Historical bond schemes like the one Caldwell and Smith are alleged to have orchestrated are a common, if unsophisticated, tool for scam artists, according to the U.S. Treasury Department. Railroad bonds and other types of historical bonds are traded among niche collectors, but they are worthless as securities and without value as investments.
According to court documents from the SEC posted by ABC13, Caldwell and Smith lured in 29 investors, most of them vulnerable and elderly, telling some they stood to rake in exorbitant returns in a matter of weeks.
Smith, who had years of experience as a financial planner, told investors that the bonds were “risk free” and “guaranteed” and that he had invested some $250,000 in them himself, the SEC complaint states. Once someone agreed to invest, Caldwell would have them wire money to an associate or to a company he and his wife controlled in Wyoming, according to the complaint.
Some people gutted their annuities to invest in the bonds, officials said. In one instance, Smith told an investor who put up $800,000 that the bonds were backed by gold or silver, when in fact the bonds were in default and no liquid market existed for them, according to the SEC complaint.

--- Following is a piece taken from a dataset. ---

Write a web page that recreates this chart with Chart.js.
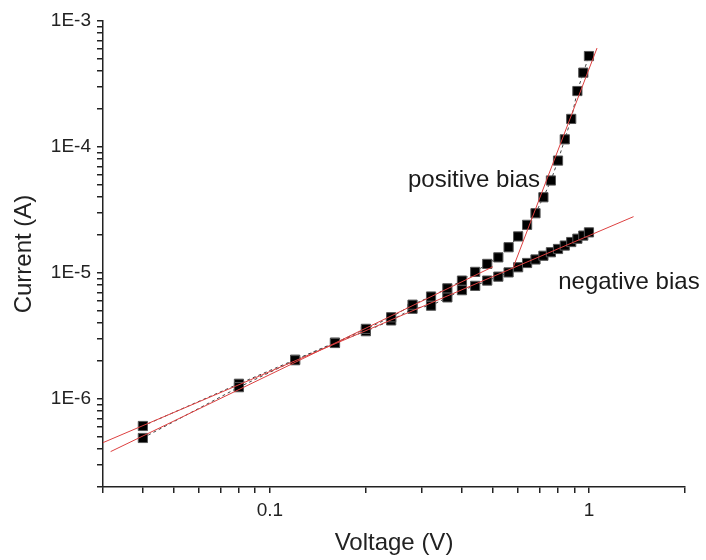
<!DOCTYPE html>
<html>
<head>
<meta charset="utf-8">
<script src="https://cdn.jsdelivr.net/npm/chart.js@4/dist/chart.umd.min.js"></script>
<style>
  html, body { margin: 0; padding: 0; background: #fff; }
  #wrap { width: 706px; height: 560px; }
</style>
</head>
<body>
<div id="wrap"><canvas id="ivChart" width="706" height="560"></canvas></div>
<script>
const voltage = [0.04, 0.08, 0.12, 0.16, 0.20, 0.24, 0.28, 0.32, 0.36, 0.40, 0.44, 0.48, 0.52,
                 0.56, 0.60, 0.64, 0.68, 0.72, 0.76, 0.80, 0.84, 0.88, 0.92, 0.96, 1.00];
const positiveCurrent = [4.9e-7, 1.24e-6, 2.03e-6, 2.78e-6, 3.6e-6, 4.45e-6, 5.6e-6, 6.5e-6, 7.55e-6,
                         8.7e-6, 1.02e-5, 1.18e-5, 1.33e-5, 1.60e-5, 1.95e-5, 2.41e-5, 2.98e-5, 3.99e-5,
                         5.42e-5, 7.8e-5, 1.15e-4, 1.67e-4, 2.78e-4, 3.89e-4, 5.27e-4];
const negativeCurrent = [6.1e-7, 1.32e-6, 2.05e-6, 2.80e-6, 3.45e-6, 4.2e-6, 5.2e-6, 5.5e-6, 6.4e-6,
                         7.3e-6, 7.9e-6, 8.7e-6, 9.35e-6, 1.01e-5, 1.11e-5, 1.20e-5, 1.28e-5, 1.37e-5,
                         1.46e-5, 1.55e-5, 1.65e-5, 1.76e-5, 1.87e-5, 1.98e-5, 2.10e-5];

// fitted straight lines (end points)
const negFitV = [0.03, 1.38];
const negFitI = [4.5e-7, 2.8e-5];
const posLowFitV = [0.0317, 0.50];
const posLowFitI = [3.82e-7, 1.12e-5];
const posHighFitV = [0.58, 1.06];
const posHighFitI = [1.12e-5, 6.1e-4];

// axis ticks
const xTicks = [0.03, 0.04, 0.05, 0.06, 0.07, 0.08, 0.09, 0.1, 0.2, 0.3, 0.4, 0.5, 0.6, 0.7, 0.8, 0.9, 1, 2];
const xTickLabels = { 0.1: '0.1', 1: '1' };
const yTicks = [2e-7, 3e-7, 4e-7, 5e-7, 6e-7, 7e-7, 8e-7, 9e-7,
                1e-6, 2e-6, 3e-6, 4e-6, 5e-6, 6e-6, 7e-6, 8e-6, 9e-6,
                1e-5, 2e-5, 3e-5, 4e-5, 5e-5, 6e-5, 7e-5, 8e-5, 9e-5,
                1e-4, 2e-4, 3e-4, 4e-4, 5e-4, 6e-4, 7e-4, 8e-4, 9e-4, 1e-3];
const yTickLabels = { 1e-6: '1E-6', 1e-5: '1E-5', 1e-4: '1E-4', 1e-3: '1E-3' };

const notes = [
    { text: 'positive bias', v: 0.271, i: 5.42e-5 },
    { text: 'negative bias', v: 0.801, i: 8.37e-6 }
];

const FONT = '"Liberation Sans", Arial, sans-serif';

function pts(xs, ys) {
    return xs.map((x, k) => ({ x: x, y: ys[k] }));
}

function measured(ys) {
    return {
        data: pts(voltage, ys),
        showLine: true,
        borderColor: '#444',
        borderWidth: 1,
        borderDash: [3, 3],
        pointStyle: 'rect',
        pointRadius: 6.5,
        pointBackgroundColor: '#000',
        pointBorderColor: '#555',
        pointBorderWidth: 1,
        order: 2
    };
}

function fit(xs, ys) {
    return {
        data: pts(xs, ys),
        showLine: true,
        borderColor: '#dd4040',
        borderWidth: 1,
        pointRadius: 0,
        order: 1
    };
}

const notesPlugin = {
    id: 'notes',
    afterDatasetsDraw(chart) {
        const ctx = chart.ctx;
        const xs = chart.scales.x, ys = chart.scales.y;
        ctx.save();
        ctx.font = '24px ' + FONT;
        ctx.fillStyle = '#1a1a1a';
        ctx.textAlign = 'left';
        ctx.textBaseline = 'middle';
        notes.forEach(n => {
            ctx.fillText(n.text, xs.getPixelForValue(n.v), ys.getPixelForValue(n.i));
        });
        ctx.restore();
    }
};

new Chart(document.getElementById('ivChart'), {
    type: 'scatter',
    data: {
        datasets: [
            fit(negFitV, negFitI),
            fit(posLowFitV, posLowFitI),
            fit(posHighFitV, posHighFitI),
            measured(positiveCurrent),
            measured(negativeCurrent)
        ]
    },
    options: {
        responsive: false,
        animation: false,
        layout: { padding: { left: 0, right: 21, top: 21, bottom: 0 } },
        plugins: { legend: { display: false }, tooltip: { enabled: false } },
        scales: {
            x: {
                type: 'logarithmic',
                min: 0.03,
                max: 2,
                afterBuildTicks: s => { s.ticks = xTicks.map(v => ({ value: v })); },
                afterFit: s => { s.height = 73; },
                grid: { display: true, drawOnChartArea: false, drawTicks: true, tickLength: 6, color: '#222', lineWidth: 1.5 },
                border: { display: true, color: '#222', width: 1.5 },
                ticks: {
                    autoSkip: false,
                    maxRotation: 0,
                    padding: 6,
                    color: '#222',
                    font: { family: FONT, size: 19 },
                    callback: v => xTickLabels[v] || ''
                },
                title: { display: true, text: 'Voltage (V)', color: '#222', font: { family: FONT, size: 24 }, padding: { top: 0, bottom: 2 } }
            },
            y: {
                type: 'logarithmic',
                min: 2e-7,
                max: 1e-3,
                afterBuildTicks: s => { s.ticks = yTicks.map(v => ({ value: v })); },
                afterFit: s => { s.width = 103; },
                grid: { display: true, drawOnChartArea: false, drawTicks: true, tickLength: 6, color: '#222', lineWidth: 1.5 },
                border: { display: true, color: '#222', width: 1.5 },
                ticks: {
                    autoSkip: false,
                    padding: 6,
                    color: '#222',
                    font: { family: FONT, size: 19 },
                    callback: v => yTickLabels[v] || ''
                },
                title: { display: true, text: 'Current (A)', color: '#222', font: { family: FONT, size: 24 }, padding: { top: 10, bottom: 0 } }
            }
        }
    },
    plugins: [notesPlugin]
});
</script>
</body>
</html>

“Although many investors did not understand the investment, they ultimately trusted Smith and took comfort in the fact that a high-profile pastor was offering the investment,” the complaint reads.
When the pair failed to provide investors with the promised payouts, they invented elaborate excuses for why they had been unable to sell them, officials alleged.
“Instead of investing the funds, the defendants used them to pay personal loans, credit card balances, mortgages, vehicle purchases and other expenses,” Van Hook, the prosecutor, said.
Caldwell and Smith each face up to 20 years in prison on the wire fraud counts and 10 years for the money laundering counts, as well as a $1 million fine.